Wednesday 26 March 2014

Why striking is hitting me where it hurts

Today I am striking.  I am not going into school and I am sitting at home, writing this and contemplating catching up on my marking.

According to the NUT; these are the reasons we are striking;

I love my job.  I love my school. I love (most of) the children I teach and I am absolutely committed to getting them the grades that they deserve.  The issues about which I am striking are preventing me from doing my job. The job I love.  Anecdotally, many teachers at my school have told me that today they are striking when they didn't last time because they have so much work to catch up on. No, really.  The irony is not lost.
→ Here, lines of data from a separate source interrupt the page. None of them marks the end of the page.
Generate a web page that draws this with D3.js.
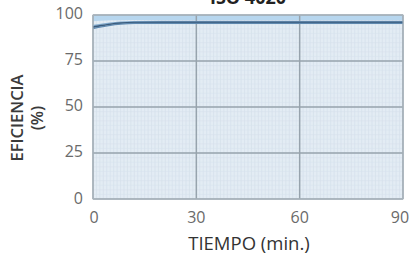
<!DOCTYPE html>
<html>
<head>
<meta charset="utf-8">
<script src="https://cdn.jsdelivr.net/npm/d3@7"></script>
<style>
  body { margin: 0; background: #fff; }
  svg text { font-family: 'Open Sans', 'Noto Sans', sans-serif; }
</style>
</head>
<body>
<svg id="chart" width="410" height="260"></svg>
<script>
// data
const xTicks = [0, 30, 60, 90]
const yTicks = [0, 25, 50, 75, 100]
const times = [0, 2, 5, 8, 12, 20, 30, 45, 60, 75, 90]
const bandTop = [100, 100, 100, 100, 100, 100, 100, 100, 100, 100, 100]
const bandLow = [96.6, 96.9, 97.1, 97.2, 97.3, 97.3, 97.3, 97.3, 97.3, 97.3, 97.3]
const lineA = [94.2, 94.8, 95.6, 96.1, 96.4, 96.5, 96.5, 96.5, 96.5, 96.5, 96.5]
const lineB = [93.4, 94.1, 95.0, 95.6, 95.9, 96.0, 96.0, 96.0, 96.0, 96.0, 96.0]
const lineC = [92.6, 93.4, 94.4, 95.0, 95.4, 95.5, 95.5, 95.5, 95.5, 95.5, 95.5]

const svg = d3.select('#chart')
const pLeft = 93, pRight = 403, pTop = 15, pBottom = 199

const x = d3.scaleLinear().domain([0, 90]).range([pLeft, pRight])
const y = d3.scaleLinear().domain([0, 100]).range([pBottom, pTop])

// plot background
svg.append('rect')
  .attr('x', pLeft).attr('y', pTop)
  .attr('width', pRight - pLeft).attr('height', pBottom - pTop)
  .attr('fill', '#e3ecf4')

// fine minor grid
const g = svg.append('g')
d3.range(0, 91, 1).forEach(t => {
  g.append('line')
    .attr('x1', x(t)).attr('x2', x(t))
    .attr('y1', pTop).attr('y2', pBottom)
    .attr('stroke', '#d2deea').attr('stroke-width', 0.6)
})
d3.range(0, 101, 2.5).forEach(v => {
  g.append('line')
    .attr('x1', pLeft).attr('x2', pRight)
    .attr('y1', y(v)).attr('y2', y(v))
    .attr('stroke', '#d6e1ec').attr('stroke-width', 0.5)
})

// upper band
const area = d3.area()
  .x((d, i) => x(times[i]))
  .y0((d, i) => y(bandLow[i]))
  .y1(d => y(d))
  .curve(d3.curveMonotoneX)
svg.append('path')
  .attr('d', area(bandTop))
  .attr('fill', '#b7d6ee')

// major grid
xTicks.forEach(t => {
  svg.append('line')
    .attr('x1', x(t)).attr('x2', x(t))
    .attr('y1', pTop).attr('y2', pBottom)
    .attr('stroke', '#97a3ad').attr('stroke-width', 1.5)
})
yTicks.forEach(v => {
  svg.append('line')
    .attr('x1', pLeft).attr('x2', pRight)
    .attr('y1', y(v)).attr('y2', y(v))
    .attr('stroke', '#97a3ad').attr('stroke-width', 1.5)
})

// efficiency lines
const line = d3.line()
  .x((d, i) => x(times[i]))
  .y(d => y(d))
  .curve(d3.curveMonotoneX)
const series = [
  { values: lineA, color: '#80a9cd', width: 1.4 },
  { values: lineB, color: '#3a5b7c', width: 1.6 },
  { values: lineC, color: '#5f88ae', width: 1.2 }
]
series.forEach(s => {
  svg.append('path')
    .attr('d', line(s.values))
    .attr('fill', 'none')
    .attr('stroke', s.color)
    .attr('stroke-width', s.width)
})

// frame
svg.append('rect')
  .attr('x', pLeft).attr('y', pTop)
  .attr('width', pRight - pLeft).attr('height', pBottom - pTop)
  .attr('fill', 'none')
  .attr('stroke', '#adb7bf').attr('stroke-width', 1)

// tick labels
yTicks.forEach(v => {
  svg.append('text')
    .attr('x', 83).attr('y', y(v) + (v === 0 ? 1 : 0))
    .attr('text-anchor', 'end')
    .attr('dominant-baseline', 'middle')
    .attr('font-size', 16)
    .attr('fill', '#6a6a6a')
    .text(v)
})
xTicks.forEach(t => {
  svg.append('text')
    .attr('x', Math.min(x(t) + (t === 0 ? 1 : 0), 400)).attr('y', 223)
    .attr('text-anchor', 'middle')
    .attr('font-size', 16)
    .attr('fill', '#6a6a6a')
    .text(t)
})

// axis titles
svg.append('text')
  .attr('x', 249).attr('y', 250)
  .attr('text-anchor', 'middle')
  .attr('font-size', 18.5)
  .attr('fill', '#333')
  .text('TIEMPO (min.)')

const yt = svg.append('text')
  .attr('transform', 'translate(23,118) rotate(-90)')
  .attr('text-anchor', 'middle')
  .attr('font-size', 16.5)
  .attr('font-weight', 600)
  .attr('fill', '#3a3a3a')
yt.append('tspan').attr('x', 0).attr('dy', 0).text('EFICIENCIA')
yt.append('tspan').attr('x', 0).attr('dy', 20).text('(%)')

// title, cut by the top edge as in the reference
svg.append('text')
  .attr('x', 248).attr('y', 4)
  .attr('text-anchor', 'middle')
  .attr('font-size', 18)
  .attr('font-weight', 'bold')
  .attr('fill', '#222')
  .text('ISO 4020')
</script>
</body>
</html>
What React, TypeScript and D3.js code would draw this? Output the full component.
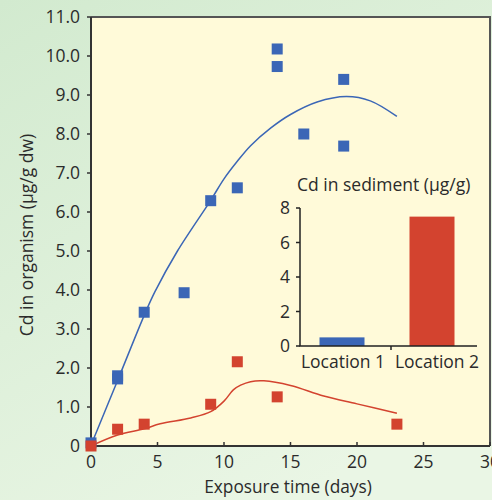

Do we have too much work?  I am part time and am seriously contemplating reducing my hours next year so I have time to do my job.  Each additional class I take on involves not only the 4 hours a week, but the 4 hours or so preparation time for those lessons, the additional 4 hours or so marking, an additional parents' evening, another set of reports and so on.  At the moment I can just about get my own children in bed by about 8 pm, after which I return downstairs to wash up, make sandwiches, clean the kitchen and settle down to work at about 9 pm.  I work on the evenings I work, the evenings on the days before I work, holidays, Sundays and a few Saturdays and Fridays.  I can usually finish by midnight.  That's not so bad.  But my children are getting older and Max only finishes cubs at 8:30; what do I do then?  

I'm part time btw.  I mentioned that.  

Does this excessive workload mean that we don't do a good job?  Not really, because each one of those hours, those books, to us represents an individual student.  At half midnight, when we have just 3 books left to mark, having put the scruffiest one to the bottom of the pile, then the most hard-working one, then one-most-likely-to-be-absent; we can't bear the look on the face of little Leonie who asks plaintively; "Why haven't you marked my book Miss?"  Anyway, so much of what we do depends on giving the students the opportunity to respond to our marking and set themselves targets based on that, that marking is often only the start of the lesson planning.  So tonight it's a 1am finish.  

So what about Performance Related Pay?  Should we get paid for what we do?  What we achieve for the students?  What they achieve for us?  What about my friend Linda?  Every year she took the bottom set, we offered to swap, she didn't have to do it, but she was good with them.  Almost all demotivated boys, or girls that could hardly string a sentence together.  The option subjects couldn't cope. They were a health and safety risk for science.  Mitchell would have been banned from PE after the javelin incident.  The German teacher would refuse to teach Shayne after the "sandwich" incident.  But they had to do English, and on the days when they weren't in some kind of  Pupil Referral Unit, anger management course or bricklaying day at college, Linda dragged each of them through persuasive letter writing in some kind of vocational course; before they were forbidden; so each of these boys left school with something, a real life qualification or GCSE grade G.

Would Linda pass her Performance Management?  Before Callum threatened his sister with a kitchen knife, he was targeted a C grade based on his year 6 SATS level.  That target stands.  That's what most of his peer group would get, if they weren't in care.  So who wants to teach that group now?  

And when they fail Linda, put her on capability and get her out quick, because she's a bit expensive, you could get a young, inexperienced teacher in to teach that group at half the price.  And when that teacher goes off long term sick with stress, you can always get a non-qualified teacher in on instructor's rates because you can't afford a proper teacher and that group, well they're not worth it are they?  

And breathe.  

I love my job. I want to do it well. I love being a parent. I would quite like the time to do that well, too.  I want my children to matter as much to their teachers as my students matter to me.  And since some of them are your children, or soon likely to be, I hope you understand the reason why I am striking.